>> begin

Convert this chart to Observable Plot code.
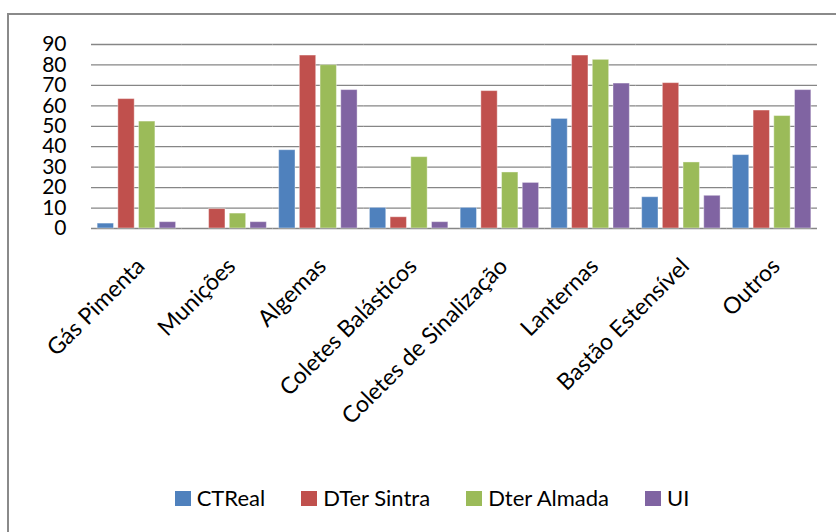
<!DOCTYPE html>
<html><head><meta charset="utf-8">
<script src="https://cdn.jsdelivr.net/npm/d3@7"></script>
<script src="https://cdn.jsdelivr.net/npm/@observablehq/plot@0.6"></script>
<style>
body{margin:0;background:#fff;font-family:Lato,"Noto Sans",sans-serif;width:836px;height:532px;overflow:hidden;position:relative;}
#frame{position:absolute;left:7px;top:13px;width:840px;height:530px;border-left:2px solid #8a8a8a;border-top:2px solid #8a8a8a;pointer-events:none;}
#legend{position:absolute;left:0;top:484px;width:864px;display:flex;justify-content:center;font-size:22px;color:#000;line-height:28px;}
.item{display:flex;align-items:center;margin:0 18px;}
.sw{width:16px;height:15px;margin-right:6px;}
</style></head>
<body>
<div id="chart"></div>
<div id="legend"></div>
<div id="frame"></div>
<script>
const categories = ["Gás Pimenta","Munições","Algemas","Coletes Balásticos","Coletes de Sinalização","Lanternas","Bastão Estensível","Outros"];
const series = ["CTReal","DTer Sintra","Dter Almada","UI"];
const colors = ["#4F81BD","#C0504D","#9BBB59","#8064A2"];
const ctreal     = [2.4, 0,   38.3, 10.1, 10.1, 53.6, 15.3, 35.9];
const dterSintra = [63.3, 9.5, 84.6, 5.5, 67.2, 84.6, 71.1, 57.7];
const dterAlmada = [52.3, 7.3, 79.9, 34.9, 27.4, 82.5, 32.3, 55.0];
const ui         = [3.1, 3.1, 67.7, 3.1, 22.3, 70.9, 16.0, 67.7];
const yTicks = [0,10,20,30,40,50,60,70,80,90];

const seriesValues = [ctreal, dterSintra, dterAlmada, ui];
const data = [];
categories.forEach((c, i) => series.forEach((s, j) => data.push({category: c, series: s, value: seriesValues[j][i]})));

const chart = Plot.plot({
  width: 836, height: 484,
  marginTop: 44, marginBottom: 256, marginLeft: 91, marginRight: 19,
  style: {fontFamily: "Lato, 'Noto Sans', sans-serif", fontSize: "21px", color: "#000", background: "transparent"},
  fx: {domain: categories, padding: 0, label: null, round: false},
  x: {domain: series, paddingInner: 0.21, paddingOuter: 0.297, axis: null, round: false},
  y: {domain: [0, 90], label: null},
  color: {domain: series, range: colors},
  marks: [
    Plot.gridY(yTicks, {stroke: "#868686", strokeOpacity: 1, strokeWidth: 1.3}),
    Plot.barY(data, {fx: "category", x: "series", y: "value", fill: "series", stroke: "#fff", strokeOpacity: 0.4, strokeWidth: 1}),
    Plot.axisY(yTicks, {tickSize: 0, tickPadding: 25, label: null, fontSize: 21}),
    Plot.axisFx({anchor: "bottom", tickRotate: -45, tickSize: 0, tickPadding: 34, dx: 4, label: null, fontSize: 23})
  ]
});
document.getElementById("chart").appendChild(chart);

const legend = document.getElementById("legend");
series.forEach((s, i) => {
  const it = document.createElement("div"); it.className = "item";
  const sw = document.createElement("span"); sw.className = "sw"; sw.style.background = colors[i];
  const t = document.createElement("span"); t.textContent = s;
  it.appendChild(sw); it.appendChild(t); legend.appendChild(it);
});
</script>
</body></html>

>> end

** Task goal **
Please reproduce the listing exactly from its opening line through the line that contains "const yTicks = [0,10,20,30,40,50,60,70,80,90];", both included, with all pictures omitted.

** Complete answer **
Convert this chart to Observable Plot code.
<!DOCTYPE html>
<html><head><meta charset="utf-8">
<script src="https://cdn.jsdelivr.net/npm/d3@7"></script>
<script src="https://cdn.jsdelivr.net/npm/@observablehq/plot@0.6"></script>
<style>
body{margin:0;background:#fff;font-family:Lato,"Noto Sans",sans-serif;width:836px;height:532px;overflow:hidden;position:relative;}
#frame{position:absolute;left:7px;top:13px;width:840px;height:530px;border-left:2px solid #8a8a8a;border-top:2px solid #8a8a8a;pointer-events:none;}
#legend{position:absolute;left:0;top:484px;width:864px;display:flex;justify-content:center;font-size:22px;color:#000;line-height:28px;}
.item{display:flex;align-items:center;margin:0 18px;}
.sw{width:16px;height:15px;margin-right:6px;}
</style></head>
<body>
<div id="chart"></div>
<div id="legend"></div>
<div id="frame"></div>
<script>
const categories = ["Gás Pimenta","Munições","Algemas","Coletes Balásticos","Coletes de Sinalização","Lanternas","Bastão Estensível","Outros"];
const series = ["CTReal","DTer Sintra","Dter Almada","UI"];
const colors = ["#4F81BD","#C0504D","#9BBB59","#8064A2"];
const ctreal     = [2.4, 0,   38.3, 10.1, 10.1, 53.6, 15.3, 35.9];
const dterSintra = [63.3, 9.5, 84.6, 5.5, 67.2, 84.6, 71.1, 57.7];
const dterAlmada = [52.3, 7.3, 79.9, 34.9, 27.4, 82.5, 32.3, 55.0];
const ui         = [3.1, 3.1, 67.7, 3.1, 22.3, 70.9, 16.0, 67.7];
const yTicks = [0,10,20,30,40,50,60,70,80,90];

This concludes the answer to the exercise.